ORIGEM DA GERAÇÃO MIMEÓGRAFO



O último movimento poético que se tem notícia é a chamada Geração Mimeógrafo, dos anos 70, anunciada em livro da pesquisadora Heloisa Buarque de Holanda no livro 26 poetas Hoje. O problema é o seguinte: livro mimeografado já existia no Brasil no final dos anos 60. Foi o Marco Celso Huffel Viola (foto) quem fez o livro Tombam os primeiros homens nos trigais, que tinha poemas meus e contos da Mariza Scopel. Esse livro foi levado por nós para São Paulo e o Rio, onde ficamos num apartamento de artistas na rua Farme de Amoedo, em Ipanema. Lá implantamos a idéia do livro mimeografado. Só agora Marco Celso viu isso de forma clara, numa carta que tem um trecho reproduzido a seguir:


VIAGEM - "Nei, brabo eu fiquei foi comigo mesmo por ter ignorado este tempo todo a verdadeira importância do nosso trabalho naquela época. Sabe aquela viagem no Rio da Janeiro que nós fizemos? Foi depois daquilo que começou tudo isto no Brasil. Fomos nós cara! Fomos nós que mostramos que era possível enfrentar a coisa toda daquele jeito que nós estávamos fazendo! Lembra que havia um medo danado e uma surpresa grande onde a gente chegava? Me dei conta agora! Estivemos em São Paulo e Rio, a Nazaré de Almeida fez o mesmo percurso por Brasília, e sei lá mais onde,vendendo poesia. Nós começamos tudo, todos eles vieram depois de nós. Não existe geração espontânea! E o documento está lá, na entrevista de junho de 1969 na Folha da Tarde de Porto Alegre. Além das muitas testemunhas dos nosso recitais e do livro Tombam. Nós começamos tudo, mas sem querer nunca reivindicamos nada."

O mais impressionante dessa revelação é que todo esse tempo eu achava que eles eram os caras, eles eram os grandes artistas da capital cultural do país e nós apenas dois gatos pingados vindos do chamado Sul, que na maior inocência mostramos como driblar a censura da ditadura e o cerco e a má vontade das editoras. Mas foi exatamente o contrário: nós levamos a solução e por décadas ficamos em silêncio, sem publicar, nada. Anos atrás, descobri o telefone do Marco Celso na Internet e liguei para ele. Foi a duro custo que consegui que ele começasse a me responder e a me enviar seus poemas. Hoje, quando lança seu primeiro grande livro, Poemas para ler em voz alta (que terá resenha minha de página inteira no Diário Catarinense no próximo sábado) vejo o crime cometido contra esse grande poeta, que ficou no ostracismo depois de inventar um movimento que hoje é reconhecido totalmente. Jamais fomos citados em nada. Culpa nossa? Não sei não. Mas o importante é que estamos de volta, com nossos livros e o pé novamente na estrada. Vamos inventar outra?

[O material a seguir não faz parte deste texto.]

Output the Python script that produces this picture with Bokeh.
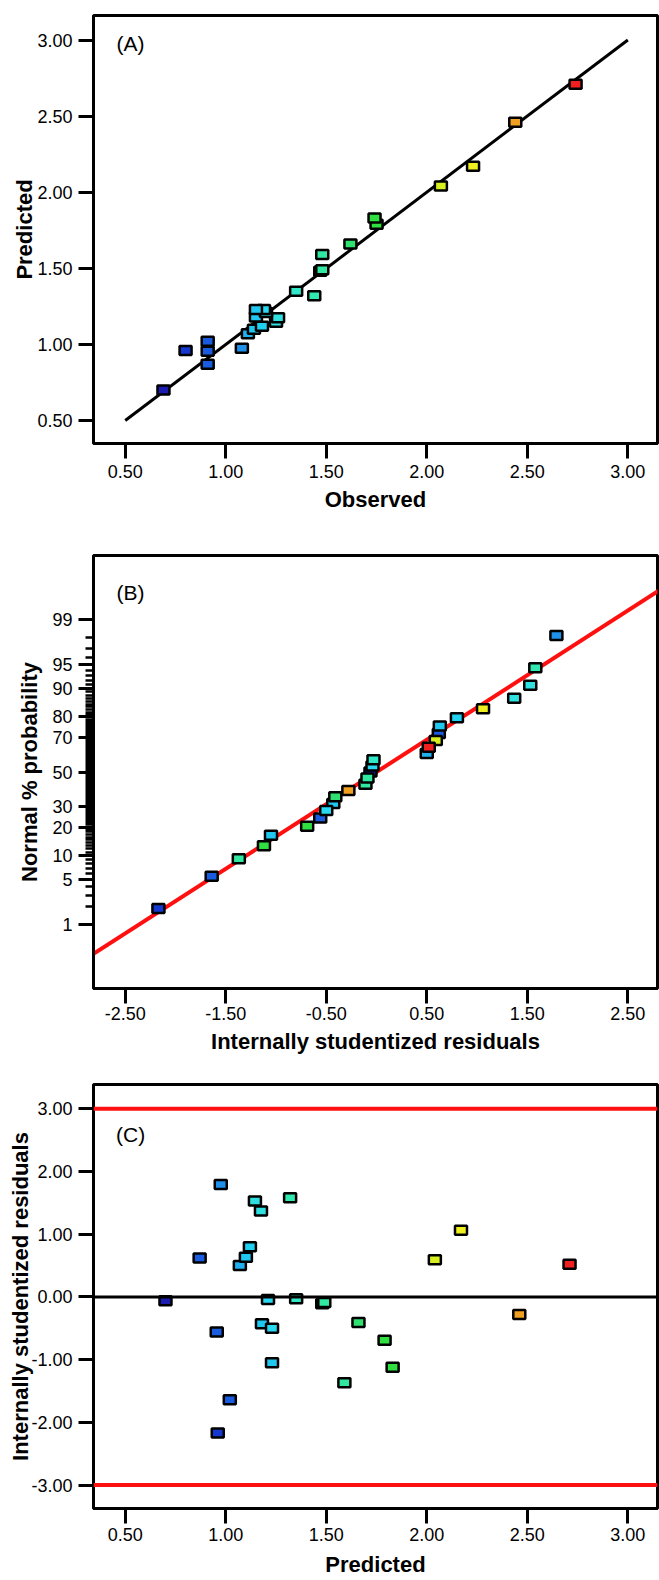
from statistics import NormalDist
from bokeh.plotting import figure
from bokeh.layouts import column
from bokeh.models import Range1d, FixedTicker, NumeralTickFormatter, Span, Label, ColumnDataSource
from bokeh.embed import file_html
from bokeh.resources import INLINE

# ---------------- data ----------------
observed = [0.69, 0.91, 0.91, 0.80, 1.08, 0.91, 1.11, 1.14, 1.18, 1.25, 1.26, 1.15, 1.20, 1.19,
            1.15, 1.44, 1.35, 1.47, 1.48, 1.48, 1.62, 1.75, 1.74, 2.07, 2.23, 2.44, 2.74]
predicted = [0.70, 0.87, 0.955, 0.96, 0.975, 1.02, 1.07, 1.10, 1.12, 1.145, 1.175, 1.18, 1.21, 1.23,
             1.23, 1.32, 1.35, 1.48, 1.49, 1.59, 1.66, 1.79, 1.83, 2.04, 2.17, 2.46, 2.71]
residuals = [-0.06, 0.62, -0.56, -2.17, 1.79, -1.64, 0.50, 0.63, 0.80, 1.53, 1.37, -0.43, -0.04, -0.50,
             -1.05, 1.58, -0.03, -0.11, -0.09, -1.37, -0.41, -0.69, -1.12, 0.59, 1.06, -0.28, 0.52]
normal_prob = [50.00, 72.22, 24.07, 1.85, 98.15, 5.56, 61.11, 75.93, 79.63, 90.74, 87.04, 31.48, 53.70, 27.78,
               16.67, 94.44, 57.41, 42.59, 46.30, 9.26, 35.19, 20.37, 12.96, 68.52, 83.33, 38.89, 64.81]
colors = ["#1c1cb0", "#1a5ce0", "#1a5ce0", "#1438d0", "#2090e8", "#1a5ce0", "#20b0f0", "#20c8f0", "#20d0f0",
          "#30e0e0", "#30e0e0", "#20c8f0", "#28d8f0", "#28d8f0", "#20c8f0", "#30e8b0", "#30e8c8", "#30e8a0",
          "#30e8a0", "#30e8a0", "#30e070", "#30e040", "#30e040", "#d8f020", "#f0f020", "#f0a020", "#f02020"]

pred_ticks = [0.5, 1.0, 1.5, 2.0, 2.5, 3.0]
resid_ticks = [-2.5, -1.5, -0.5, 0.5, 1.5, 2.5]
c_resid_ticks = [-3.0, -2.0, -1.0, 0.0, 1.0, 2.0, 3.0]
prob_ticks = [1, 5, 10, 20, 30, 50, 70, 80, 90, 95, 99]
fit_line = [0.5, 3.0]
normal_line_x = [-3.0, 3.0]
normal_line_z = [-2.96, 2.96]
control_limits = [-3.0, 3.0]

FONT = "Liberation Sans"
nd = NormalDist()
prob_z = [nd.inv_cdf(p / 100.0) for p in normal_prob]
major_z = [nd.inv_cdf(p / 100.0) for p in prob_ticks]
minor_z = [nd.inv_cdf(p / 100.0) for p in range(2, 99) if p not in prob_ticks]

src = ColumnDataSource(dict(obs=observed, pred=predicted, res=residuals, z=prob_z, col=colors))


def make_fig(height, top, bottom, xr, yr, xlabel, ylabel,
             ylab_standoff, xtick_standoff, xlab_standoff):
    p = figure(width=659, height=height, output_backend="svg", toolbar_location=None,
               x_range=Range1d(*xr), y_range=Range1d(*yr),
               min_border_left=93, min_border_right=2, min_border_top=top, min_border_bottom=bottom)
    p.grid.visible = False
    p.outline_line_color = "black"
    p.outline_line_width = 3
    p.outline_line_alpha = 1
    p.background_fill_color = "white"
    p.border_fill_color = "white"
    for ax in (p.xaxis[0], p.yaxis[0]):
        ax.axis_line_width = 3
        ax.axis_line_color = "black"
        ax.major_tick_line_width = 3
        ax.major_tick_line_color = "black"
        ax.major_tick_out = 15
        ax.major_tick_in = 0
        ax.minor_tick_line_color = None
        ax.major_label_text_font = FONT
        ax.major_label_text_font_size = "18px"
        ax.major_label_text_color = "black"
        ax.axis_label_text_font = FONT
        ax.axis_label_text_font_size = "22px"
        ax.axis_label_text_font_style = "bold"
        ax.axis_label_text_color = "black"
    p.xaxis[0].axis_label = xlabel
    p.yaxis[0].axis_label = ylabel
    p.yaxis[0].major_label_standoff = 6
    p.xaxis[0].major_label_standoff = xtick_standoff
    p.xaxis[0].axis_label_standoff = xlab_standoff
    p.yaxis[0].axis_label_standoff = ylab_standoff
    return p


def add_points(p, xcol, ycol):
    p.rect(x=xcol, y=ycol, width=12, height=9, width_units="screen", height_units="screen",
           source=src, fill_color="col", line_color="black", line_width=2.5)


def add_tag(p, x, y, txt):
    p.add_layout(Label(x=x, y=y, text=txt, text_font=FONT, text_font_size="21px",
                       text_color="black", text_align="left", text_baseline="middle"))


# ---------------- (A) Predicted vs Observed ----------------
pa = make_fig(530, 15, 87, (0.342, 3.1475), (0.349, 3.161), "Observed", "Predicted",
              ylab_standoff=-3, xtick_standoff=6, xlab_standoff=6)
pa.xaxis[0].ticker = FixedTicker(ticks=pred_ticks)
pa.yaxis[0].ticker = FixedTicker(ticks=pred_ticks)
pa.xaxis[0].formatter = NumeralTickFormatter(format="0.00")
pa.yaxis[0].formatter = NumeralTickFormatter(format="0.00")
pa.line(x=fit_line, y=fit_line, line_color="black", line_width=3)
add_points(pa, "obs", "pred")
add_tag(pa, 0.456, 2.976, "(A)")

# ---------------- (B) Normal probability plot ----------------
pb = make_fig(528, 25, 70, (-2.816, 2.796), (-3.31, 3.31), "Internally studentized residuals",
              "Normal % probability", ylab_standoff=7, xtick_standoff=3, xlab_standoff=6)
pb.xaxis[0].ticker = FixedTicker(ticks=resid_ticks)
pb.xaxis[0].formatter = NumeralTickFormatter(format="0.00")
pb.yaxis[0].ticker = FixedTicker(ticks=major_z, minor_ticks=minor_z)
pb.yaxis[0].major_label_overrides = {z: str(t) for z, t in zip(major_z, prob_ticks)}
pb.yaxis[0].minor_tick_line_color = "black"
pb.yaxis[0].minor_tick_line_width = 2.5
pb.yaxis[0].minor_tick_out = 8
pb.yaxis[0].minor_tick_in = 0
pb.line(x=normal_line_x, y=normal_line_z, line_color="#ff1010", line_width=4)
add_points(pb, "res", "z")
add_tag(pb, -2.586, 2.748, "(B)")

# ---------------- (C) Residuals vs Predicted ----------------
pc = make_fig(522, 26, 72, (0.342, 3.1475), (-3.373, 3.385), "Predicted",
              "Internally studentized residuals", ylab_standoff=-5, xtick_standoff=4, xlab_standoff=8)
pc.xaxis[0].ticker = FixedTicker(ticks=pred_ticks)
pc.yaxis[0].ticker = FixedTicker(ticks=c_resid_ticks)
pc.xaxis[0].formatter = NumeralTickFormatter(format="0.00")
pc.yaxis[0].formatter = NumeralTickFormatter(format="0.00")
for lim in control_limits:
    pc.add_layout(Span(location=lim, dimension="width", line_color="#ff1010", line_width=4))
pc.add_layout(Span(location=0.0, dimension="width", line_color="black", line_width=3))
add_points(pc, "pred", "res")
add_tag(pc, 0.454, 2.594, "(C)")

layout = column(pa, pb, pc)
open("out.html", "w").write(file_html(layout, INLINE))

EXPLOSÃO - E quanto tempo, amigo, ficamos em silêncio, vendo a festa alheia como se nada tivéssemos com isso? Lembro de Cacaso, um dos poetas da geração mimeógrafo, grande figura e pessoa maravilhosa, indo lá na Folha de São Paulo me visitar e falando de toda aquela poesia. Lembro que fui procurado por todos no tempo em que eu tinha influência na grande imprensa e fiquei anos e anos escrevendo sobre o trabalho dos outros e depois que finalmente consegui publicar meu No Mar, Veremos, vi como foi impossível furar o cerco, o bloqueio que tinha se levantado ao nosso redor. Até hoje esse livro não ganhou uma resenha exclusiva na grande imprensa.

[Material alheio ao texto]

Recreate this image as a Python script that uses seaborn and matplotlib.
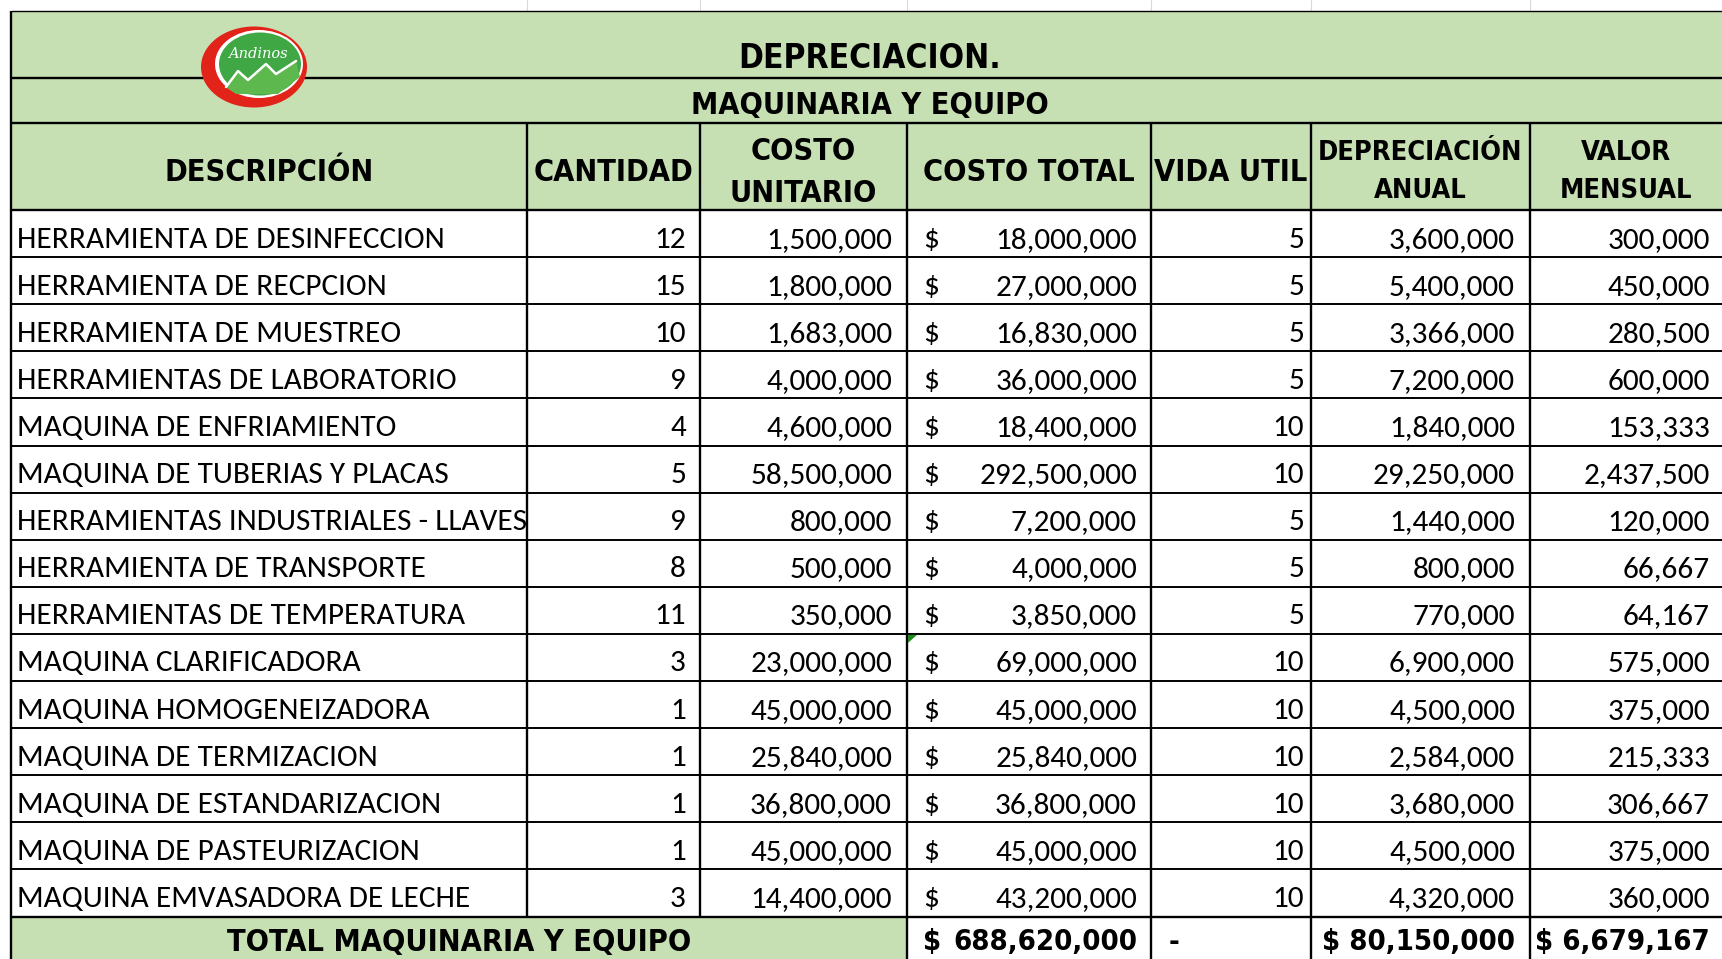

Vejo agora Universo Baldio sendo ignorado, com raras e honrosas exceções, e os grandes jornais e revistas, aqueles em que trabalhei por muito tempo, jamais me citarem, a não ser em algumas notas. Quero ser citado? Não quero ser enterrado vivo! Queremos dizer que continuamos vivos. E você, Marco Celso, o mais radical entre nós, criador de uma poderosa poesia que agora vem à tona, o quanto você roeu esse osso brasileiro duro, sendo colocado de lado em todas as antologias, sem jamais ser lembrado, como se não existisses, tu que descolaste a gráfica, o papel, a matriz de silk-screen para fazer aquela capa louca, só de letras (all type! gritam os editores de arte) e que me trouxe o livro que tinha, já na primeira página, meu poema Outubro, que fala em trabalho duro, sugar de pedras, rasgar os caules, colher ar puro. E que trazia aqueles poemas loucos teus e os contos radicais da Mariza (outra escritrora que sumiu).

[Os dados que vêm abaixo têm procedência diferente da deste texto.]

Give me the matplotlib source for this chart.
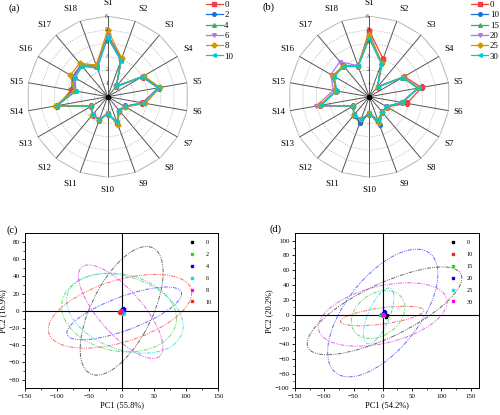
import numpy as np
import matplotlib
matplotlib.use("Agg")
import matplotlib.pyplot as plt
from matplotlib.patches import Ellipse
from matplotlib.lines import Line2D

plt.rcParams['font.family'] = ['Liberation Serif', 'DejaVu Serif']

# ---- radar data ----
spokes = ['S%d' % i for i in range(1, 19)]
r_ticks = [1, 2, 3, 4, 5, 6]

labels_a = ['0', '2', '4', '6', '8', '10']
a_0 = [4.6, 3.0, 1.0, 3.0, 3.9, 2.6, 1.45, 1.35, 2.1, 1.25, 1.85, 1.75, 1.4, 3.8, 2.75, 3.0, 3.1, 2.45]
a_2 = [4.5, 2.95, 1.0, 3.0, 3.85, 2.7, 1.45, 1.3, 2.05, 1.25, 1.8, 1.75, 1.4, 3.8, 2.6, 3.0, 3.05, 2.4]
a_4 = [4.4, 2.9, 1.0, 2.95, 3.8, 2.75, 1.5, 1.35, 2.0, 1.25, 1.85, 1.75, 1.4, 3.85, 2.45, 2.9, 3.0, 2.35]
a_6 = [4.5, 2.9, 1.0, 2.95, 3.8, 2.7, 1.45, 1.3, 2.05, 1.2, 1.8, 1.7, 1.4, 3.85, 2.45, 2.9, 3.05, 2.4]
a_8 = [4.95, 3.05, 1.0, 3.1, 3.95, 2.85, 1.5, 1.35, 2.2, 1.25, 1.85, 1.8, 1.45, 4.0, 2.55, 3.2, 3.25, 2.5]
a_10 = [4.4, 2.85, 1.0, 2.95, 3.8, 2.7, 1.45, 1.3, 2.0, 1.25, 1.85, 1.75, 1.4, 3.8, 2.4, 2.8, 2.95, 2.25]

labels_b = ['0', '10', '15', '20', '25', '30']
b_0 = [4.9, 3.0, 0.95, 3.0, 3.95, 2.85, 1.5, 1.5, 1.9, 1.25, 2.0, 1.75, 1.4, 3.7, 2.5, 3.1, 3.0, 2.45]
b_10 = [4.5, 2.7, 0.95, 2.9, 3.7, 2.5, 1.5, 1.5, 2.25, 1.25, 2.05, 1.8, 1.4, 3.7, 2.5, 3.1, 3.0, 2.45]
b_15 = [4.7, 2.65, 0.95, 2.85, 3.7, 2.45, 1.5, 1.5, 1.85, 1.25, 1.8, 1.75, 1.4, 3.7, 2.5, 3.1, 3.0, 2.45]
b_20 = [4.6, 2.7, 0.95, 2.9, 3.75, 2.45, 1.45, 1.5, 1.85, 1.2, 1.8, 1.75, 1.4, 4.05, 2.7, 3.3, 3.4, 2.45]
b_25 = [4.6, 2.7, 0.95, 2.9, 3.7, 2.45, 1.5, 1.5, 2.1, 1.25, 1.8, 1.75, 1.4, 3.75, 2.55, 3.1, 3.0, 2.45]
b_30 = [4.3, 2.6, 0.95, 2.85, 3.65, 2.45, 1.45, 1.5, 1.85, 1.25, 1.8, 1.75, 1.4, 3.65, 2.45, 3.0, 2.95, 2.4]

radar_colors = ['#F14040', '#1A6FDF', '#37AD6B', '#B177DE', '#CC9900', '#00CBCC']
radar_markers = ['s', 'o', '^', 'v', 'D', '<']

# ---- PCA data (score clusters + confidence ellipses) ----
c_colors = ['black', '#22dd22', '#0000ff', '#00e5e5', '#ff00ff', '#ff2020']
c_ell = ['#666666', '#66dd66', '#6666ff', '#55dddd', '#dd66dd', '#ff6666']
d_colors = ['black', '#ff2020', '#22dd22', '#0000ff', '#00e5e5', '#ff00ff']
d_ell = ['#666666', '#ff6666', '#66dd66', '#6666ff', '#55dddd', '#dd66dd']

c_x = [[1, 2, 0], [-3, -1, 0], [3, 4, 2], [2, 3, 4], [0, 1, -1], [-4, -2, -3]]
c_y = [[2, 0, 1], [-1, 0, -2], [2, 1, 3], [-4, -3, -2], [0, -1, 1], [-1, 0, -2]]
c_cx = [0, -4, 4, 5, -1.5, -2.5]
c_cy = [0, -2, -3, -3, -1, -0.5]
c_w = [177, 179, 184, 184, 160, 227]
c_h = [87, 90, 40, 86, 58, 73]
c_ang = [52, -6, 15, -12, -38, 12]

d_x = [[5, 7, 3], [-2, 2, 0], [-4, -2, -3], [2, 3, 1], [0, 1, -1], [-1, 1, 0]]
d_y = [[-3, -1, 0], [0, -1, 1], [0, -1, 1], [5, 3, 2], [-2, -1, 0], [-1, 0, 1]]
d_cx = [3, -1, -8, 0, -7, 0]
d_cy = [5, -2, 0, 2, -2, 0]
d_w = [280, 143, 95, 230, 85, 223]
d_h = [75, 22, 60, 112, 35, 78]
d_ang = [20, 6, 20, 41, 60, 10]

fig = plt.figure(figsize=(5, 4.15), dpi=100)


def radar(rect, series, labels):
    ax = fig.add_axes(rect, projection='polar')
    ax.set_theta_zero_location('N')
    ax.set_theta_direction(-1)
    ax.set_ylim(0, 6)
    ax.set_axis_off()
    th = np.linspace(0, 2 * np.pi, len(spokes), endpoint=False)
    thc = np.append(th, th[0])
    for r in r_ticks:
        if r == 6:
            ax.plot(thc, [r] * len(thc), color='#bbbbbb', lw=0.8)
        else:
            ax.plot(thc, [r] * len(thc), color='#bbbbbb', lw=0.6, ls=(0, (1.5, 1.5)))
    for t in th:
        ax.plot([t, t], [0, 6], color='#555555', lw=0.7)
    for r in r_ticks:
        ax.text(-0.02, r, str(r), fontsize=4.5, ha='center', va='center', color='#333333')
    for t, s in zip(th, spokes):
        sx, cy = np.sin(t), np.cos(t)
        ha = 'left' if sx > 0.15 else ('right' if sx < -0.15 else 'center')
        va = 'bottom' if cy > 0.3 else ('top' if cy < -0.3 else 'center')
        ax.text(t, 6.3 + 0.35 * abs(cy), s, fontsize=6.5, ha=ha, va=va)
    handles = []
    for vals, c, m, lab in zip(series, radar_colors, radar_markers, labels):
        v = np.append(vals, vals[0])
        h, = ax.plot(thc, v, color=c, lw=0.9, marker=m, ms=2.6, label=lab)
        handles.append(h)
    ax.plot([0], [0], 'o', color='black', ms=3)
    return ax, handles


ax_a, h_a = radar([0.054, 0.5725, 0.3228, 0.3889], [a_0, a_2, a_4, a_6, a_8, a_10], labels_a)
ax_b, h_b = radar([0.5772, 0.5725, 0.3228, 0.3889], [b_0, b_10, b_15, b_20, b_25, b_30], labels_b)

leg_kw = dict(frameon=False, fontsize=6.3, handlelength=1.9, labelspacing=0.25,
              handletextpad=0.2, borderpad=0.1, borderaxespad=0, loc='upper left')
fig.legend(handles=h_a, bbox_to_anchor=(0.41, 1.0), **leg_kw)
fig.legend(handles=h_b, bbox_to_anchor=(0.941, 1.0), **leg_kw)


def pca(rect, xs, ys, cx, cy, w, h, ang, labels, colors, ecolors, xlim, ylim, yticks, xlab, ylab):
    ax = fig.add_axes(rect)
    for i in range(len(labels)):
        ax.add_patch(Ellipse((cx[i], cy[i]), w[i], h[i], angle=ang[i], fill=False,
                             edgecolor=ecolors[i], lw=0.7,
                             ls=(0, (4, 1.2, 1, 1.2, 1, 1.2))))
    ax.axhline(0, color='black', lw=0.8)
    ax.axvline(0, color='black', lw=0.8)
    for i in range(len(labels)):
        ax.plot(xs[i], ys[i], 's', color=colors[i], ms=1.8, ls='none')
    handles = [Line2D([], [], marker='s', color=colors[i], ls='none', ms=1.8)
               for i in range(len(labels))]
    ax.legend(handles, labels, loc='upper right', frameon=False, fontsize=4.5,
              handletextpad=1.2, labelspacing=1.05, borderaxespad=0.6)
    ax.set_xlim(*xlim)
    ax.set_ylim(*ylim)
    ax.set_xticks([-150, -100, -50, 0, 50, 100, 150])
    ax.set_yticks(yticks)
    ax.set_xticks(np.arange(-150, 151, 25), minor=True)
    ax.set_yticks(np.arange(yticks[0], yticks[-1] + 1, 10), minor=True)
    ax.tick_params(labelsize=5, length=2.5, width=0.6, pad=1.5)
    ax.tick_params(which='minor', length=1.5, width=0.5)
    for s in ax.spines.values():
        s.set_linewidth(0.7)
    ax.set_xlabel(xlab, fontsize=6, labelpad=2)
    ax.set_ylabel(ylab, fontsize=6, labelpad=1)
    return ax


pca([0.05, 0.0643, 0.3866, 0.3735], c_x, c_y, c_cx, c_cy, c_w, c_h, c_ang, labels_a,
    c_colors, c_ell, (-150, 150), (-90, 90), list(range(-80, 81, 20)),
    'PC1 (55.8%)', 'PC2 (16.9%)')
pca([0.59, 0.0643, 0.3686, 0.3735], d_x, d_y, d_cx, d_cy, d_w, d_h, d_ang, labels_b,
    d_colors, d_ell, (-150, 165), (-100, 110), list(range(-100, 101, 20)),
    'PC1 (54.2%)', 'PC2 (20.2%)')

fig.text(0.017, 0.98, '(a)', fontsize=7.5, va='center')
fig.text(0.525, 0.982, '(b)', fontsize=7.5, va='center')
fig.text(0.013, 0.446, '(c)', fontsize=7.5, va='center')
fig.text(0.54, 0.448, '(d)', fontsize=7.5, va='center')

fig.savefig('out.png', dpi=100)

Tu me perguntaste, Celso, como poderá me agradecer e eu já te respondi: te resgatar é também me ressuscitar, nós os poetas ocultos, que estamos agora novamente na beira do grande lago da literatura brasileira, de novo sem reivindicar nada. Como disse Torquato Neto, sou o que sou, vidente, e vivo completamente todas as horas do fim. O fim que é um começo novo, Marco Celso, e mesmo que novamente não nos escutem, estaremos dizendo o que nos foi legado, essa forja dos deuses de onde saem palavras de uma obra única, nossas poesias irmãs porque foram criadas juntas, nossa ousadia que de tão grande até mesmo nós duvidamos de tudo isso.

Ninguém acredita? Tanto faz. Nós acreditamos. Antes de nós houve algo? Não sei. Fizemos porque decidimos fazer, do nosso jeito. E resultado foi uma explosão. Só agora descobrimos a origem daquele ruído.


RETORNO - (março de 2011): Este post foi escrito há sete anos. Hoje, Marco Celso Huffel Viola está no topo da agitação cultural em Porto Alegre, com o Portopoesia, junto a dezenas de poetas. É a continuidade daquele trabalho que por décadas foi dado como perdido.